Knowing When To Buy Back On Betting Line Movement
Meanwhile, Price Movement Arbitrage comes from when you bet a line and it moves in your favor. There is a natural tendency to want to buy back the other side and either shoot for the middle or reduce your risk. Spanky has made this approach romantic and many try to emulate him in their approach to betting. Wait, did I just use Spanky and romantic in the same sentence?
At least with Price Movement Arbitrage the sharp book/weak book dichotomy doesn’t come into play. It is just a function of market movement. That movement could be due to news or just steam action on a particular side. However, the fact remains that you have an initial healthy amount of EV and you are sacrificing some of that EV in exchange for some certainty in your outcome.

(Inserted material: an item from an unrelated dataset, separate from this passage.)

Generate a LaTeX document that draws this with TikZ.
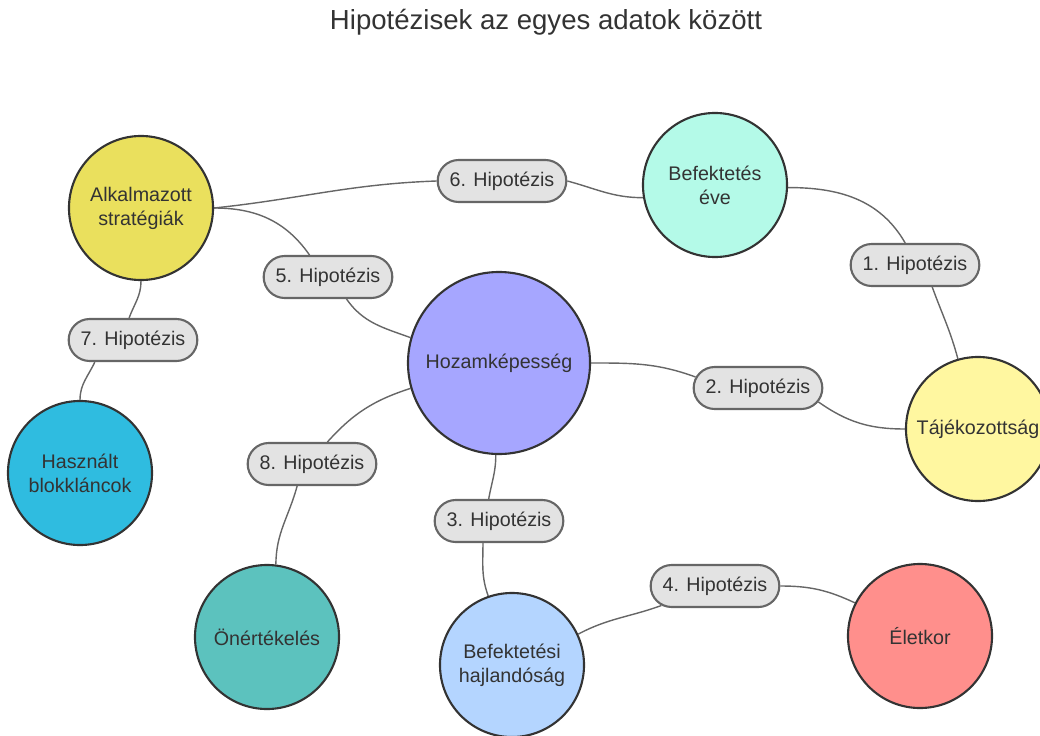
\documentclass[tikz,border=0pt]{standalone}
\usepackage{fontspec}
\setmainfont{Liberation Sans}
\usetikzlibrary{shapes.misc,backgrounds}
\definecolor{ink}{HTML}{333333}
\definecolor{pillline}{HTML}{666666}
\definecolor{pillfill}{HTML}{E3E3E3}
\definecolor{alkcol}{HTML}{EAE05D}
\definecolor{befcol}{HTML}{B4FAE8}
\definecolor{hozcol}{HTML}{A6A6FF}
\definecolor{tajcol}{HTML}{FFF7A0}
\definecolor{haszcol}{HTML}{2FBCE0}
\definecolor{onertcol}{HTML}{5CC2BE}
\definecolor{befhcol}{HTML}{B4D5FF}
\definecolor{eletcol}{HTML}{FF8F8C}
\tikzset{
  topic/.style = {circle, draw=ink, line width=1.5pt, minimum size=3.6cm,
    inner sep=0pt, align=center, text=ink,
    font=\fontsize{14}{17}\selectfont},
  hypo/.style = {rounded rectangle, draw=pillline, fill=pillfill,
    line width=1.5pt, minimum width=3.45cm, minimum height=1.05cm,
    text=ink, font=\fontsize{14}{17}\selectfont},
  link/.style = {draw=pillline, line width=1pt}
}

\begin{document}
\begin{tikzpicture}[x=0.025cm,y=0.025cm]
  \useasboundingbox (0,0) rectangle (1040,-736);
  % title
  \node[text=ink, font=\fontsize{19.6}{22}\selectfont] (title) at (546,-22)
    {Hipotézisek az egyes adatok között};
  % topics
  \node[topic, fill=alkcol] (alk) at (141,-208) {Alkalmazott\\stratégiák};
  \node[topic, fill=befcol] (bef) at (715,-185) {Befektetés\\éve};
  \node[topic, fill=hozcol, minimum size=4.55cm] (hoz) at (499,-363) {Hozamképesség};
  \node[topic, fill=tajcol] (taj) at (978,-429) {Tájékozottság};
  \node[topic, fill=haszcol] (hasz) at (80,-473) {Használt\\blokkláncok};
  \node[topic, fill=onertcol] (onert) at (267,-637) {Önértékelés};
  \node[topic, fill=befhcol] (befh) at (512,-665) {Befektetési\\hajlandóság};
  \node[topic, fill=eletcol] (elet) at (920,-636) {Életkor};
  % hypotheses
  \node[hypo] (h1) at (915,-265) {1. Hipotézis};
  \node[hypo] (h2) at (758,-388) {2. Hipotézis};
  \node[hypo] (h3) at (499,-521) {3. Hipotézis};
  \node[hypo] (h4) at (715,-586) {4. Hipotézis};
  \node[hypo] (h5) at (328,-277) {5. Hipotézis};
  \node[hypo] (h6) at (502,-181) {6. Hipotézis};
  \node[hypo] (h7) at (133,-340) {7. Hipotézis};
  \node[hypo] (h8) at (312,-464) {8. Hipotézis};
  % links
  \begin{scope}[on background layer]
    \draw[link] (alk.east) to[out=6,in=182] (h6.west);
    \draw[link] (h6.east) to[out=-15,in=180] (bef.190);
    \draw[link] (bef.358) to[out=0,in=120] (h1.114);
    \draw[link] (h1.-52) to[out=-70,in=105] (taj.106);
    \draw[link] (alk.east) to[out=0,in=125] (h5.130);
    \draw[link] (h5.-50) to[out=-55,in=160] (hoz.164);
    \draw[link] (alk.south) to[out=-90,in=70] (h7.100);
    \draw[link] (h7.-150) to[out=-115,in=90] (hasz.north);
    \draw[link] (hoz.east) to[out=0,in=160] (h2.170);
    \draw[link] (h2.-13) to[out=-35,in=180] (taj.180);
    \draw[link] (hoz.196) to[out=198,in=48] (h8.55);
    \draw[link] (h8.-124) to[out=-105,in=90] (onert.83);
    \draw[link] (hoz.-92) to[out=-90,in=80] (h3.115);
    \draw[link] (h3.-126) to[out=-90,in=110] (befh.109);
    \draw[link] (befh.25) to[out=28,in=200] (h4.-160);
    \draw[link] (h4.east) to[out=0,in=155] (elet.153);
  \end{scope}
\end{tikzpicture}
\end{document}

Here’s why I’m not a fan of Price Movement Arbitrage either. Most people who are practicing this type of arbitrage did not know the line was going to move in their favor. That’s what is different from you and Spanky. He has many different tools at his disposal which allow him to get ahead of line moves and know the optimal time to buy back. Sometimes he even sets up the market to move exactly how he wants it to move. Most readers of this article do not have that market knowledge or power.
Instead they got lucky with a line moving in their favor and now want to try to win two bets instead of one. Problem is there is a lot that goes into setting up a middle opportunity beyond just having a viable window where you scoop.

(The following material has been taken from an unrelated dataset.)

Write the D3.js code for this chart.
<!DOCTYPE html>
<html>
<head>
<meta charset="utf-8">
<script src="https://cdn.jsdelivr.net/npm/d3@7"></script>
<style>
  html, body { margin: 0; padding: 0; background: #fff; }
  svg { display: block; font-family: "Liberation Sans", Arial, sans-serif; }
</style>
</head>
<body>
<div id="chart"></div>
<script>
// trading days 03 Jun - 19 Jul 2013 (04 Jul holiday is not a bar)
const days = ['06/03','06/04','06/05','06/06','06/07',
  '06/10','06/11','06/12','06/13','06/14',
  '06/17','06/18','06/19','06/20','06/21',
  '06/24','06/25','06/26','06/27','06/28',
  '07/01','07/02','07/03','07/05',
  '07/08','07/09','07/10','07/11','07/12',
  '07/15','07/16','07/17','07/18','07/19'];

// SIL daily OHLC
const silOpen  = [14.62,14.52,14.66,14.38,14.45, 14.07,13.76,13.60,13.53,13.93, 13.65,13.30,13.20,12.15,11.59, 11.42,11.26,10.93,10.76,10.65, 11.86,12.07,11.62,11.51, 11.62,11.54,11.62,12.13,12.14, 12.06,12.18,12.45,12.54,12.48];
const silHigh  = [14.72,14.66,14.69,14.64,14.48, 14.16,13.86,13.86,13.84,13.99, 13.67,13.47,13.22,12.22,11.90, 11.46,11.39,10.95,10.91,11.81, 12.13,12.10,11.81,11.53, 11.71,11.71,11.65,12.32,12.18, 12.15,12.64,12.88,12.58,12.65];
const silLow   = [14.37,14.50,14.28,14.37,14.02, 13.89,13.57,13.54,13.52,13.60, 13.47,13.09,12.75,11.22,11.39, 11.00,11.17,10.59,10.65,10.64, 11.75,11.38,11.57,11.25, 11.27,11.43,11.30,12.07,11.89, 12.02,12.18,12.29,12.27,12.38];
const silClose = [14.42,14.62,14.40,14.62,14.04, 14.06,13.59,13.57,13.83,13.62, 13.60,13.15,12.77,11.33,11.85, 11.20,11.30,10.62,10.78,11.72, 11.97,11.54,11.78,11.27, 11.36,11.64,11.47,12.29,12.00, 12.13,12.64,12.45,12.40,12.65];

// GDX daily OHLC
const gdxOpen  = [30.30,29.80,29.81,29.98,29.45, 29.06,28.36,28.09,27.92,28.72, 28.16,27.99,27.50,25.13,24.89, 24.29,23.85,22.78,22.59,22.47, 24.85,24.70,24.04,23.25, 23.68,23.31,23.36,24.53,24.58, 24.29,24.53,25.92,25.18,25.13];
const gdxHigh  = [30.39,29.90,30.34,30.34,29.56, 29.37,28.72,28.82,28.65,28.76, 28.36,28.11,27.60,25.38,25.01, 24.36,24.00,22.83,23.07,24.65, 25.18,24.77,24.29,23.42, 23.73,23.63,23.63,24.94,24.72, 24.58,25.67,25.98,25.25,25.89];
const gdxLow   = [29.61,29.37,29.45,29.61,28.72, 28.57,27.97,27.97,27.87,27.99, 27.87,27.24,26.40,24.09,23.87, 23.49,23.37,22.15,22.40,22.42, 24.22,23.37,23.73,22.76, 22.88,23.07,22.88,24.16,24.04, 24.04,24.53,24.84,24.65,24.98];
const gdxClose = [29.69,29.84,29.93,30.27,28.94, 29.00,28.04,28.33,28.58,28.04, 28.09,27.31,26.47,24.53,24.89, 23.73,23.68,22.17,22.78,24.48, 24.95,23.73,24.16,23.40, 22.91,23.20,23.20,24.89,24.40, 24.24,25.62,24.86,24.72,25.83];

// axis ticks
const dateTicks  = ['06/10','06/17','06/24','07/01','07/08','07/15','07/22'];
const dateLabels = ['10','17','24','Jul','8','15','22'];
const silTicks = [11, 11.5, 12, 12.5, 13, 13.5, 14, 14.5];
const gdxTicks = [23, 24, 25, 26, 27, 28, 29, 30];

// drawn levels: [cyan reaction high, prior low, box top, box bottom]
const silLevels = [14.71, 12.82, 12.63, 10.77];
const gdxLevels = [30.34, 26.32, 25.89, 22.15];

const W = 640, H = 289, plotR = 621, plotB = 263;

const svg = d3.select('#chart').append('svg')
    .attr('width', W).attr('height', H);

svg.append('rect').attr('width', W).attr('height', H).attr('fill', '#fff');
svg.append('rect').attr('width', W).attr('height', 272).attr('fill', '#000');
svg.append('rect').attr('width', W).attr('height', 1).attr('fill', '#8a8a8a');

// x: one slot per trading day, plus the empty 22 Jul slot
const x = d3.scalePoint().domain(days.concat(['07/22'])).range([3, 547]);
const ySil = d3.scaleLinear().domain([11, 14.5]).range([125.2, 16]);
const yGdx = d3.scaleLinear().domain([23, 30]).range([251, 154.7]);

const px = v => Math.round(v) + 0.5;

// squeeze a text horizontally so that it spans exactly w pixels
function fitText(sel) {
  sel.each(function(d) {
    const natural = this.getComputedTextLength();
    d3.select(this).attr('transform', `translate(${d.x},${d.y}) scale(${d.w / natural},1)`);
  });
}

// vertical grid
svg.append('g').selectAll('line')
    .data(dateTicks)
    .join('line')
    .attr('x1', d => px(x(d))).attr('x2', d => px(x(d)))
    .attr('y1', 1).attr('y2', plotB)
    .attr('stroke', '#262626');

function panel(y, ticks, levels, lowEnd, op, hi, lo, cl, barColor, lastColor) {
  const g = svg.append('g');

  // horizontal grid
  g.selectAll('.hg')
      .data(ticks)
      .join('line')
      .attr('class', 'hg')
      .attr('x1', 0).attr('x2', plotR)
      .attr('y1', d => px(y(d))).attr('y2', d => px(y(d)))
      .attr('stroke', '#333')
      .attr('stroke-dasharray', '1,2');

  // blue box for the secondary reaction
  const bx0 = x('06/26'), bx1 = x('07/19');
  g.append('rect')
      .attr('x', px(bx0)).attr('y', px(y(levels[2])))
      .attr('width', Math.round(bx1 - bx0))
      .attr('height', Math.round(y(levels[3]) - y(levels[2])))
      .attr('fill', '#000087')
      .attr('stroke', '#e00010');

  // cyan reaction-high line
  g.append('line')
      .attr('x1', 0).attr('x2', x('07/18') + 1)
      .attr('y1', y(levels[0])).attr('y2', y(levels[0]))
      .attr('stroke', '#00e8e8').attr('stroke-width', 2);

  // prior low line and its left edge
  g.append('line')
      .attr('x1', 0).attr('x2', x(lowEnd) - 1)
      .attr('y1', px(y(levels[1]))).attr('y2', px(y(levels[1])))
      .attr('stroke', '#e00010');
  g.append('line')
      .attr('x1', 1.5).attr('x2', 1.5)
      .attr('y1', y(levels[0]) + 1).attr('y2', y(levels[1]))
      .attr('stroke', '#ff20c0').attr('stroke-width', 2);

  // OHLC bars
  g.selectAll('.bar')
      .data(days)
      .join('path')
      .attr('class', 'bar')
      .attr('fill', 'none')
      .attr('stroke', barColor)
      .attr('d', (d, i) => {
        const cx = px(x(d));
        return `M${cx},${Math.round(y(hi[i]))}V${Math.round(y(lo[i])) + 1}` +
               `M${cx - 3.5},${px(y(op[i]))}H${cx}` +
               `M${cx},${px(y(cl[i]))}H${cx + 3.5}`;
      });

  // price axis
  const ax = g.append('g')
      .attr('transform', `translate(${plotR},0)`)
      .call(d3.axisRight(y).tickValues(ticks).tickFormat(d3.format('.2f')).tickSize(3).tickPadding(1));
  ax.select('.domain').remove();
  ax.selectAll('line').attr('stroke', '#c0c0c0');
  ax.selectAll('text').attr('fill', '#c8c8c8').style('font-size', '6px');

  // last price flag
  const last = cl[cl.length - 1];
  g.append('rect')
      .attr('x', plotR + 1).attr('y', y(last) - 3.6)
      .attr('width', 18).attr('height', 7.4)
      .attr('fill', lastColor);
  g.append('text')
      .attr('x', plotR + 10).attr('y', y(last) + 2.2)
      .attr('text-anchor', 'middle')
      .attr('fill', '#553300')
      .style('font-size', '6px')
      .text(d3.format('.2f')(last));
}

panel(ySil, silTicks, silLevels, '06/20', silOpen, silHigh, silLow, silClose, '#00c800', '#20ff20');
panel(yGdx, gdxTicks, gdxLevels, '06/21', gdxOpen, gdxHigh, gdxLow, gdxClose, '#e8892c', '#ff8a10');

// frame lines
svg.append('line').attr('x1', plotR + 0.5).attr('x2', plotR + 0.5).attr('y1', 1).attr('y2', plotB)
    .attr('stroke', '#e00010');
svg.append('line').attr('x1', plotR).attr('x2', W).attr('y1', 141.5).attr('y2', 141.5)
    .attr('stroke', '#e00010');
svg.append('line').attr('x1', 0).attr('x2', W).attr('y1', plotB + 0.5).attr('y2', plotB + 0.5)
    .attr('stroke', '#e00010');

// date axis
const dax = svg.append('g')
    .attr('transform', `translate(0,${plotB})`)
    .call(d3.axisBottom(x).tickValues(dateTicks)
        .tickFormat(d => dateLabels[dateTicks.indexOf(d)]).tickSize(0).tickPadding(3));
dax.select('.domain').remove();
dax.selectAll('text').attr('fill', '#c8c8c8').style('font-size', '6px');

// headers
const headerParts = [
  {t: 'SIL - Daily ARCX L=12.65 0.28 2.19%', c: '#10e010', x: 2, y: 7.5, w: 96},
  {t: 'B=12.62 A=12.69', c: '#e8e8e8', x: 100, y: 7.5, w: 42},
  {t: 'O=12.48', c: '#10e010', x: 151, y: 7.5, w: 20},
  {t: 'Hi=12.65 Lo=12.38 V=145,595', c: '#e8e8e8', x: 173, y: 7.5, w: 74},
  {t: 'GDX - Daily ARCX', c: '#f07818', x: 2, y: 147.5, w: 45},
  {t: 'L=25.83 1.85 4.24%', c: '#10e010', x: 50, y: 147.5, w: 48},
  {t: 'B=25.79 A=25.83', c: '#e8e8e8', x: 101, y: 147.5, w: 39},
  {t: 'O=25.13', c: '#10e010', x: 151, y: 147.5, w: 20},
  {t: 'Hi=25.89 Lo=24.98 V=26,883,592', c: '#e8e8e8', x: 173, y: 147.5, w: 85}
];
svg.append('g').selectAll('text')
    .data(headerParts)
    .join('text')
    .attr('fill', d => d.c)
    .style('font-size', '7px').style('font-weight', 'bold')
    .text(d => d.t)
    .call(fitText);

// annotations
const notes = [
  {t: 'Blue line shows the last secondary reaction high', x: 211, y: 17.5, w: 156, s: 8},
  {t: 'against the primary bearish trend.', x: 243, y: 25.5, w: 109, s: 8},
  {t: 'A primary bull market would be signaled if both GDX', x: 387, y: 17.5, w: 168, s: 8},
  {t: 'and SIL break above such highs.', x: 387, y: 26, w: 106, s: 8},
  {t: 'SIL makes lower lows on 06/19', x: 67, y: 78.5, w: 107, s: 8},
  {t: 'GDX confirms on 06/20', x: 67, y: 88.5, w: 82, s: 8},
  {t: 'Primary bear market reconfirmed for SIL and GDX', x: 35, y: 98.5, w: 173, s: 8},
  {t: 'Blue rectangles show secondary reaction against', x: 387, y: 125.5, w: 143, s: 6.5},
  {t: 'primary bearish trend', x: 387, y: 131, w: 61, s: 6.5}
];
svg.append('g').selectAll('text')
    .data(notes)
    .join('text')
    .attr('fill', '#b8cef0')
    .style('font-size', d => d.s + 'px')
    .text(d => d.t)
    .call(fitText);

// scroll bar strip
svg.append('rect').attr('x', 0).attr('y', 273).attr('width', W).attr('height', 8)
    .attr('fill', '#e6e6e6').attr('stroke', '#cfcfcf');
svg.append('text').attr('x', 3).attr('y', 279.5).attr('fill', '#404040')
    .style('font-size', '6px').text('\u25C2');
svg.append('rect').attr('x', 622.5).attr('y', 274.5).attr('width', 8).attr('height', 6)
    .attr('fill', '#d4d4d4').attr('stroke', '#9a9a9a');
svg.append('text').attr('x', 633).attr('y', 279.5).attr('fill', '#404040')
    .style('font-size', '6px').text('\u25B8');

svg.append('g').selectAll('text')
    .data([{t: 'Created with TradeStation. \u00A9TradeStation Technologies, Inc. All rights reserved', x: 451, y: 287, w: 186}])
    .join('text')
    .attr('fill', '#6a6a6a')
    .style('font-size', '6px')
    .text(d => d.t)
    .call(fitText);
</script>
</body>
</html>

Using Unabated To Assess Arbitrage Betting Value
If you find yourself faced with the temptation to buy back against an earlier position, you should take into consideration both the EV and the risk of each bet. Fortunately, Unabated has a tool which helps you visualize the EV of the two wagers. It is our Closing Line Value Calculator. Here’s a quick example to drive home this point.

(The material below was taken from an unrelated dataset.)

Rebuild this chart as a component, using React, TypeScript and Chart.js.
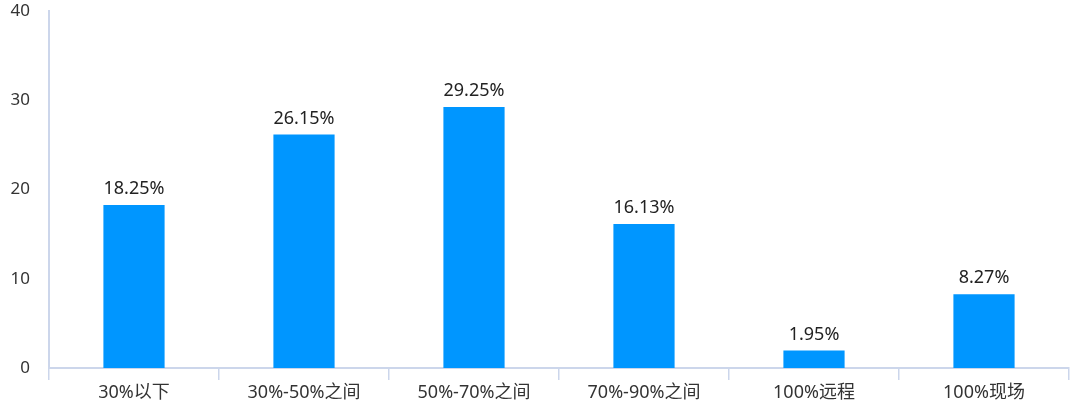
import React, { useEffect, useRef } from "react";
import { Chart, registerables } from "chart.js";

Chart.register(...registerables);

const categories = ["30%以下", "30%-50%之间", "50%-70%之间", "70%-90%之间", "100%远程", "100%现场"];
const values = [18.25, 26.15, 29.25, 16.13, 1.95, 8.27];
const yTicks = [0, 10, 20, 30, 40];

const FONT = '"Noto Sans", "Noto Sans CJK SC", sans-serif';

const labelPlugin = {
  id: "barLabels",
  afterDatasetsDraw(chart: any) {
    const ctx = chart.ctx;
    const meta = chart.getDatasetMeta(0);
    ctx.save();
    ctx.font = `18px ${FONT}`;
    ctx.fillStyle = "#222";
    ctx.textAlign = "center";
    ctx.textBaseline = "bottom";
    meta.data.forEach((el: any, i: number) => {
      ctx.fillText(values[i].toFixed(2) + "%", el.x, el.y - 7);
    });
    ctx.restore();
  },
};

export default function App() {
  const ref = useRef<HTMLCanvasElement>(null);
  useEffect(() => {
    document.body.style.margin = "0";
    const chart = new Chart(ref.current!, {
      type: "bar",
      data: {
        labels: categories,
        datasets: [
          {
            data: values,
            backgroundColor: "#0096ff",
            barPercentage: 0.36,
            categoryPercentage: 1,
          },
        ],
      },
      options: {
        responsive: false,
        animation: false,
        layout: { padding: { top: 11, right: 11, left: 0, bottom: 0 } },
        plugins: { legend: { display: false }, tooltip: { enabled: false } },
        scales: {
          x: {
            grid: {
              display: true,
              drawOnChartArea: false,
              offset: true,
              drawTicks: true,
              tickLength: 12,
              color: "#ccd6eb",
              lineWidth: 1.5,
            },
            border: { display: true, color: "#ccd6eb", width: 2 },
            ticks: { font: { family: FONT, size: 18 }, color: "#333", padding: 2 },
            afterFit(scale: any) {
              scale.height = 51;
              scale.paddingLeft = 0;
              scale.paddingRight = 0;
            },
          },
          y: {
            min: 0,
            max: 40,
            afterBuildTicks(scale: any) {
              scale.ticks = yTicks.map((v) => ({ value: v }));
            },
            grid: { display: false },
            border: { display: true, color: "#ccd6eb", width: 2 },
            ticks: { font: { family: FONT, size: 17 }, color: "#333", padding: 11 },
            afterFit(scale: any) {
              scale.width = 49;
              scale.paddingTop = 0;
              scale.paddingBottom = 0;
            },
          },
        },
      },
      plugins: [labelPlugin],
    });
    return () => chart.destroy();
  }, []);
  return <canvas ref={ref} width={1080} height={419} style={{ display: "block" }} />;
}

In the NFL, you bet MIN -7.5 -110 v. DET. The line moves to -10 on game day. Is it worth it to shoot for winning both bets with a Vikings victory of 8 or 9? Well, first, you should know that a game landing on a margin of 8 or 9 is pretty low probability. However, let’s look at the value you have in each of those bets.
You can enter your initial bet of -7.5 -110 in the calculator along with the projected vig-free closing line of -10 +100 (we use vig-free because that is the relatively true price of the probability of MIN winning).
Next we take the proposed bet on DET +10 -110, again we use the vig-free price of the projected closing line (+10 +100).
Not unexpectedly, we get -4.55%, which is the house edge you face when betting something at -110 when the true odds are +100. So you have one bet which is +6.81% and one bet that is -4.55%. Do you still feel like you should shoot for that middle?
However, what if you do have a situation where both lines have some value. You passed the EV test. It is time to analyze your risk in the situation. Analyzing the risk is a bit more qualitative. Ask yourself “Did I bet more on the original bet than I can afford to lose?” If the answer is affirmative, were you expecting the line to move this way? If so, then there may be reason to take advantage of Price Movement Arbitrage.
Conversely, if you answered no, there’s less incentive to pursue the arbitrage. In fact, you may want to re-evaluate the fundamentals of what put you in this position. Over-betting and misreading the market are disciplines that need to be mastered to become a sharper bettor.
- Arbitrage is not always as good as it appears to be.
- Your lifespan at a weak sportsbook is generally limited.
- Arbitrage eats into your profits by redistributing some of them to the risk counterparty.
- Price Movement Arbitrage is difficult to pull off profitably – but possible.
- Stick with the +EV side of the bet. Don’t fall for the arbitrage mirage.